A first-millennium Akkadian poem in five tablets where the war-and-plague god Erra, urged on by the fearsome Seven, unleashes devastation when Marduk relinquishes his regalia. Ishum counsels and ultimately restrains Erra, restoring order and reaffirming Babylon’s divine kingship.
Description
The Erra Epic ("Poem of Erra") narrates a crisis of cosmic and civic order. When Marduk sets aside his garments and weapons to have them ritually cleansed, Erra seizes the opportunity to assert his power, rousing the Seven (Sebitti) to spread war and pestilence across the lands. Cities falter, kings fear, and order teeters as Erra boasts of his might. Ishum—Erra’s faithful companion—admonishes excess, reports the suffering of peoples and temples, and urges restraint. In the climax, Erra is appeased, boundaries are reset, and Marduk’s supremacy is tacitly reestablished. Both a theological meditation on divine wrath and a text with apotropaic overtones, the poem reflects first-millennium anxieties about invasion, plague, and the fragility of kingship and cult.
Historiography
The poem is preserved on numerous first-millennium tablets from Assyria and Babylonia, with colophons attributing authorship to Kabti-ilāni-Marduk. Copying traditions show minor redactional variants and scholia; excerpts circulated independently for ritual use. Its transmission in Neo-Assyrian libraries (e.g., Nineveh) and Babylonian archives indicates canonical status in scribal curricula and in apotropaic contexts.
Date Notes
First-millennium BCE composition commonly attributed by colophons to Kabti-ilāni-Marduk; widely copied in Neo-Assyrian and Neo-Babylonian periods.
Major Characters
- Erra (Nergal)
- Ishum
- Marduk
- Ea
Myths
- Erra’s Assault on Babylon
- Marduk’s Withdrawal and the Plague
- The Restoration of Order
Facts
- Attributed by colophons to the Babylonian scholar Kabti-ilāni-Marduk.

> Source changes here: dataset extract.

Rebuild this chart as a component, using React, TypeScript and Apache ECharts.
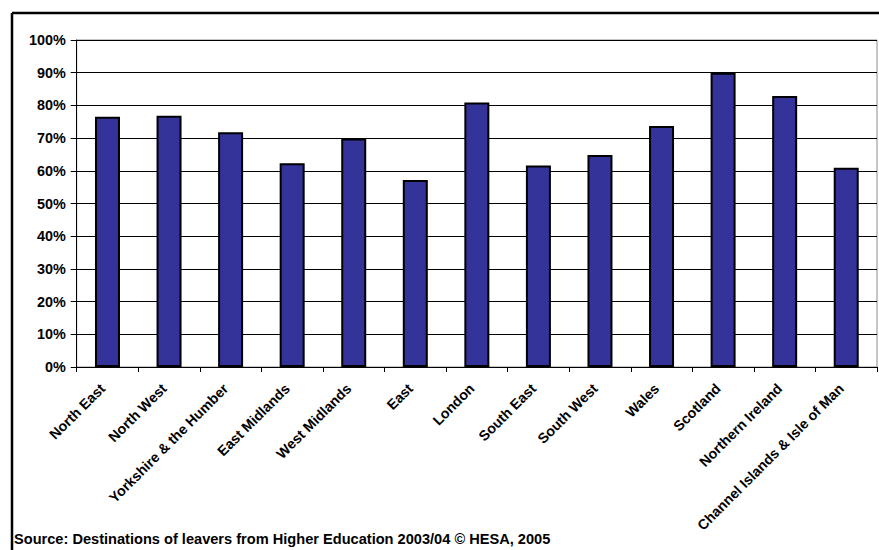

- Composed in Akkadian and preserved on five tablets with first-millennium copies.
- Centers on Erra (identified with Nergal), god of war and plague.
- Ishum functions as counselor and mediator, tempering Erra’s excess.
- Marduk’s temporary removal of his regalia precipitates cosmic instability.
- The Seven (Sebitti) personify destructive martial force allied with Erra.
- Manuscript evidence spans Assyrian and Babylonian libraries, including Nineveh.
- Sections were used apotropaically, reflecting ritual and exorcistic applications.
- Depicts social collapse—famine, invasion, and pestilence—as signs of divine wrath.
- Influenced first-millennium reflections on kingship, temple order, and divine justice.